- [Requirement]
Restate the whole of the material. Keep every word, and drop the pictures.

- [Provided data]
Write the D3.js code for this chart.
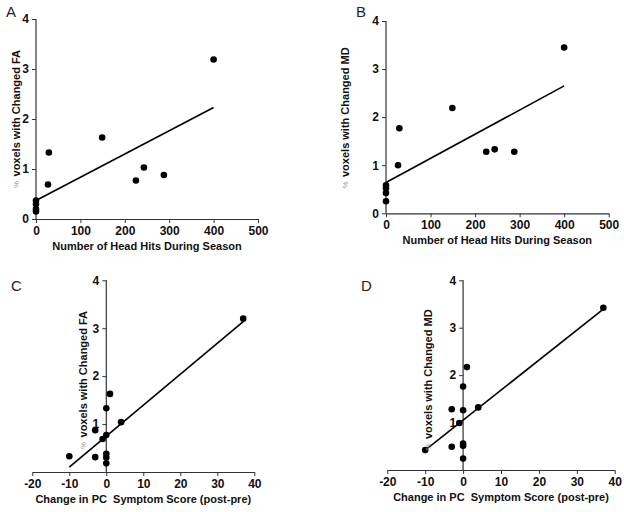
<!DOCTYPE html>
<html><head><meta charset="utf-8">
<script src="https://cdn.jsdelivr.net/npm/d3@7"></script>
<style>
html,body{margin:0;padding:0;background:#fff;}
svg{display:block;}
text{font-family:"Liberation Sans",Arial,sans-serif;}
</style></head>
<body>
<svg id="chart" width="624" height="512"></svg>
<script>
// ---- data ----
const hitsA = [0, 0, 0, 0, 27, 29, 149, 225, 243, 288, 400];
const faA   = [0.15, 0.2, 0.3, 0.37, 0.69, 1.33, 1.63, 0.77, 1.03, 0.88, 3.19];
const hitsB = [0, 0, 0, 0, 27, 30, 149, 225, 244, 288, 400];
const mdB   = [0.25, 0.42, 0.52, 0.58, 1.0, 1.77, 2.19, 1.28, 1.33, 1.28, 3.45];
const pcC   = [-10, -3, -3, -1, 0, 0, 0, 0, 0, 1, 4, 37];
const faC   = [0.33, 0.87, 0.31, 0.69, 0.77, 1.33, 0.38, 0.3, 0.18, 1.63, 1.04, 3.2];
const pcD   = [-10, -3, -3, -1, 0, 0, 0, 0, 0, 1, 4, 37];
const mdD   = [0.42, 1.28, 0.49, 0.99, 1.26, 1.76, 0.56, 0.51, 0.24, 2.17, 1.32, 3.42];
// regression lines (endpoints)
const fitAx = [0, 400],  fitAy = [0.37, 2.23];
const fitBx = [0, 400],  fitBy = [0.64, 2.65];
const fitCx = [-10, 37], fitCy = [0.10, 3.14];
const fitDx = [-10, 37], fitDy = [0.42, 3.39];
// ticks
const hitTicks = [0, 100, 200, 300, 400, 500];
const pcTicks = [-20, -10, 0, 10, 20, 30, 40];
const yTicksAB = [0, 1, 2, 3, 4];
const yTicksCD = [1, 2, 3, 4];
const titleHits = "Number of Head Hits During Season";
const titlePC = "Change in PC\u00a0\u00a0Symptom Score (post-pre)";

const svg = d3.select("#chart");
const fmt = d3.format("d");

function panel(cfg) {
  const x = d3.scaleLinear().domain(cfg.xDomain).range(cfg.xRange);
  const y = d3.scaleLinear().domain([0, 4]).range(cfg.yRange);
  const g = svg.append("g");

  // x axis
  const xAxis = d3.axisBottom(x).tickValues(cfg.xTicks).tickFormat(fmt).tickSize(4).tickSizeOuter(0).tickPadding(3);
  const gx = g.append("g").attr("transform", `translate(0,${cfg.yRange[0]})`).call(xAxis);
  // y axis at x=0
  const yAxis = d3.axisLeft(y).tickValues(cfg.yTicks).tickFormat(fmt).tickSize(4).tickSizeOuter(0).tickPadding(3);
  const gy = g.append("g").attr("transform", `translate(${x(0)},0)`).call(yAxis);
  [gx, gy].forEach(a => {
    a.select(".domain").attr("stroke", "#333").attr("stroke-width", 1.2);
    a.selectAll(".tick line").attr("stroke", "#333").attr("stroke-width", 1);
    a.selectAll(".tick text").attr("fill", "#111").attr("font-weight", "bold")
      .attr("font-size", "12px").attr("font-family", '"Liberation Sans", Arial, sans-serif');
  });
  gx.selectAll(".tick text").text(d => String(d).replace("-", "-"));
  gy.select(".domain").attr("d", `M0,${cfg.yRange[0]}V${cfg.yRange[1]}`);

  // fit line
  const line = d3.line().x(d => x(d[0])).y(d => y(d[1]));
  g.append("path").datum(d3.zip(cfg.fitX, cfg.fitY))
    .attr("d", line).attr("fill", "none").attr("stroke", "#000").attr("stroke-width", 1.6);

  // points
  g.selectAll("circle.pt").data(d3.zip(cfg.xs, cfg.ys)).join("circle")
    .attr("class", "pt").attr("cx", d => x(d[0])).attr("cy", d => y(d[1]))
    .attr("r", 3.3).attr("fill", "#000");

  // x title
  g.append("text").attr("x", (cfg.xRange[0] + cfg.xRange[1]) / 2).attr("y", cfg.yRange[0] + 31)
    .attr("text-anchor", "middle").attr("font-weight", "bold").attr("font-size", "11px")
    .attr("fill", "#111").text(cfg.xTitle);

  // y title
  const yt = g.append("text")
    .attr("transform", `translate(${cfg.yTitlePos[0]},${cfg.yTitlePos[1]}) rotate(-90)`)
    .attr("text-anchor", "middle").attr("dominant-baseline", "central")
    .attr("font-weight", "bold").attr("font-size", "11px").attr("fill", "#111");
  yt.append("tspan").attr("fill", "#999").attr("font-size", "8px").attr("font-weight", "normal").text("%\u00a0\u00a0");
  yt.append("tspan").text(cfg.yTitle);

  // panel letter
  svg.append("text").attr("x", cfg.letterPos[0]).attr("y", cfg.letterPos[1])
    .attr("font-size", "15px").attr("fill", "#222").text(cfg.letter);
}

panel({letter: "A", letterPos: [6, 17], xs: hitsA, ys: faA, fitX: fitAx, fitY: fitAy,
  xDomain: [0, 500], xRange: [36, 258], yRange: [219, 19], xTicks: hitTicks, yTicks: yTicksAB,
  xTitle: titleHits, yTitle: "voxels with Changed FA", yTitlePos: [15.5, 119]});
panel({letter: "B", letterPos: [356, 17], xs: hitsB, ys: mdB, fitX: fitBx, fitY: fitBy,
  xDomain: [0, 500], xRange: [386, 608.7], yRange: [213.3, 21], xTicks: hitTicks, yTicks: yTicksAB,
  xTitle: titleHits, yTitle: "voxels with Changed MD", yTitlePos: [345, 118]});
panel({letter: "C", letterPos: [11, 291], xs: pcC, ys: faC, fitX: fitCx, fitY: fitCy,
  xDomain: [-20, 40], xRange: [32.3, 254.3], yRange: [472, 280.3], xTicks: pcTicks, yTicks: yTicksCD,
  xTitle: titlePC, yTitle: "voxels with Changed FA", yTitlePos: [82.5, 380]});
panel({letter: "D", letterPos: [361, 291], xs: pcD, ys: mdD, fitX: fitDx, fitY: fitDy,
  xDomain: [-20, 40], xRange: [387.3, 614.7], yRange: [470, 280.3], xTicks: pcTicks, yTicks: yTicksCD,
  xTitle: titlePC, yTitle: "voxels with Changed MD", yTitlePos: [428, 380]});
</script>
</body></html>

- [Written reply]
Write the D3.js code for this chart.
<!DOCTYPE html>
<html><head><meta charset="utf-8">
<script src="https://cdn.jsdelivr.net/npm/d3@7"></script>
<style>
html,body{margin:0;padding:0;background:#fff;}
svg{display:block;}
text{font-family:"Liberation Sans",Arial,sans-serif;}
</style></head>
<body>
<svg id="chart" width="624" height="512"></svg>
<script>
// ---- data ----
const hitsA = [0, 0, 0, 0, 27, 29, 149, 225, 243, 288, 400];
const faA   = [0.15, 0.2, 0.3, 0.37, 0.69, 1.33, 1.63, 0.77, 1.03, 0.88, 3.19];
const hitsB = [0, 0, 0, 0, 27, 30, 149, 225, 244, 288, 400];
const mdB   = [0.25, 0.42, 0.52, 0.58, 1.0, 1.77, 2.19, 1.28, 1.33, 1.28, 3.45];
const pcC   = [-10, -3, -3, -1, 0, 0, 0, 0, 0, 1, 4, 37];
const faC   = [0.33, 0.87, 0.31, 0.69, 0.77, 1.33, 0.38, 0.3, 0.18, 1.63, 1.04, 3.2];
const pcD   = [-10, -3, -3, -1, 0, 0, 0, 0, 0, 1, 4, 37];
const mdD   = [0.42, 1.28, 0.49, 0.99, 1.26, 1.76, 0.56, 0.51, 0.24, 2.17, 1.32, 3.42];
// regression lines (endpoints)
const fitAx = [0, 400],  fitAy = [0.37, 2.23];
const fitBx = [0, 400],  fitBy = [0.64, 2.65];
const fitCx = [-10, 37], fitCy = [0.10, 3.14];
const fitDx = [-10, 37], fitDy = [0.42, 3.39];
// ticks
const hitTicks = [0, 100, 200, 300, 400, 500];
const pcTicks = [-20, -10, 0, 10, 20, 30, 40];
const yTicksAB = [0, 1, 2, 3, 4];
const yTicksCD = [1, 2, 3, 4];
const titleHits = "Number of Head Hits During Season";
const titlePC = "Change in PC\u00a0\u00a0Symptom Score (post-pre)";

const svg = d3.select("#chart");
const fmt = d3.format("d");

function panel(cfg) {
  const x = d3.scaleLinear().domain(cfg.xDomain).range(cfg.xRange);
  const y = d3.scaleLinear().domain([0, 4]).range(cfg.yRange);
  const g = svg.append("g");

  // x axis
  const xAxis = d3.axisBottom(x).tickValues(cfg.xTicks).tickFormat(fmt).tickSize(4).tickSizeOuter(0).tickPadding(3);
  const gx = g.append("g").attr("transform", `translate(0,${cfg.yRange[0]})`).call(xAxis);
  // y axis at x=0
  const yAxis = d3.axisLeft(y).tickValues(cfg.yTicks).tickFormat(fmt).tickSize(4).tickSizeOuter(0).tickPadding(3);
  const gy = g.append("g").attr("transform", `translate(${x(0)},0)`).call(yAxis);
  [gx, gy].forEach(a => {
    a.select(".domain").attr("stroke", "#333").attr("stroke-width", 1.2);
    a.selectAll(".tick line").attr("stroke", "#333").attr("stroke-width", 1);
    a.selectAll(".tick text").attr("fill", "#111").attr("font-weight", "bold")
      .attr("font-size", "12px").attr("font-family", '"Liberation Sans", Arial, sans-serif');
  });
  gx.selectAll(".tick text").text(d => String(d).replace("-", "-"));
  gy.select(".domain").attr("d", `M0,${cfg.yRange[0]}V${cfg.yRange[1]}`);

  // fit line
  const line = d3.line().x(d => x(d[0])).y(d => y(d[1]));
  g.append("path").datum(d3.zip(cfg.fitX, cfg.fitY))
    .attr("d", line).attr("fill", "none").attr("stroke", "#000").attr("stroke-width", 1.6);

  // points
  g.selectAll("circle.pt").data(d3.zip(cfg.xs, cfg.ys)).join("circle")
    .attr("class", "pt").attr("cx", d => x(d[0])).attr("cy", d => y(d[1]))
    .attr("r", 3.3).attr("fill", "#000");

  // x title
  g.append("text").attr("x", (cfg.xRange[0] + cfg.xRange[1]) / 2).attr("y", cfg.yRange[0] + 31)
    .attr("text-anchor", "middle").attr("font-weight", "bold").attr("font-size", "11px")
    .attr("fill", "#111").text(cfg.xTitle);

  // y title
  const yt = g.append("text")
    .attr("transform", `translate(${cfg.yTitlePos[0]},${cfg.yTitlePos[1]}) rotate(-90)`)
    .attr("text-anchor", "middle").attr("dominant-baseline", "central")
    .attr("font-weight", "bold").attr("font-size", "11px").attr("fill", "#111");
  yt.append("tspan").attr("fill", "#999").attr("font-size", "8px").attr("font-weight", "normal").text("%\u00a0\u00a0");
  yt.append("tspan").text(cfg.yTitle);

  // panel letter
  svg.append("text").attr("x", cfg.letterPos[0]).attr("y", cfg.letterPos[1])
    .attr("font-size", "15px").attr("fill", "#222").text(cfg.letter);
}

panel({letter: "A", letterPos: [6, 17], xs: hitsA, ys: faA, fitX: fitAx, fitY: fitAy,
  xDomain: [0, 500], xRange: [36, 258], yRange: [219, 19], xTicks: hitTicks, yTicks: yTicksAB,
  xTitle: titleHits, yTitle: "voxels with Changed FA", yTitlePos: [15.5, 119]});
panel({letter: "B", letterPos: [356, 17], xs: hitsB, ys: mdB, fitX: fitBx, fitY: fitBy,
  xDomain: [0, 500], xRange: [386, 608.7], yRange: [213.3, 21], xTicks: hitTicks, yTicks: yTicksAB,
  xTitle: titleHits, yTitle: "voxels with Changed MD", yTitlePos: [345, 118]});
panel({letter: "C", letterPos: [11, 291], xs: pcC, ys: faC, fitX: fitCx, fitY: fitCy,
  xDomain: [-20, 40], xRange: [32.3, 254.3], yRange: [472, 280.3], xTicks: pcTicks, yTicks: yTicksCD,
  xTitle: titlePC, yTitle: "voxels with Changed FA", yTitlePos: [82.5, 380]});
panel({letter: "D", letterPos: [361, 291], xs: pcD, ys: mdD, fitX: fitDx, fitY: fitDy,
  xDomain: [-20, 40], xRange: [387.3, 614.7], yRange: [470, 280.3], xTicks: pcTicks, yTicks: yTicksCD,
  xTitle: titlePC, yTitle: "voxels with Changed MD", yTitlePos: [428, 380]});
</script>
</body></html>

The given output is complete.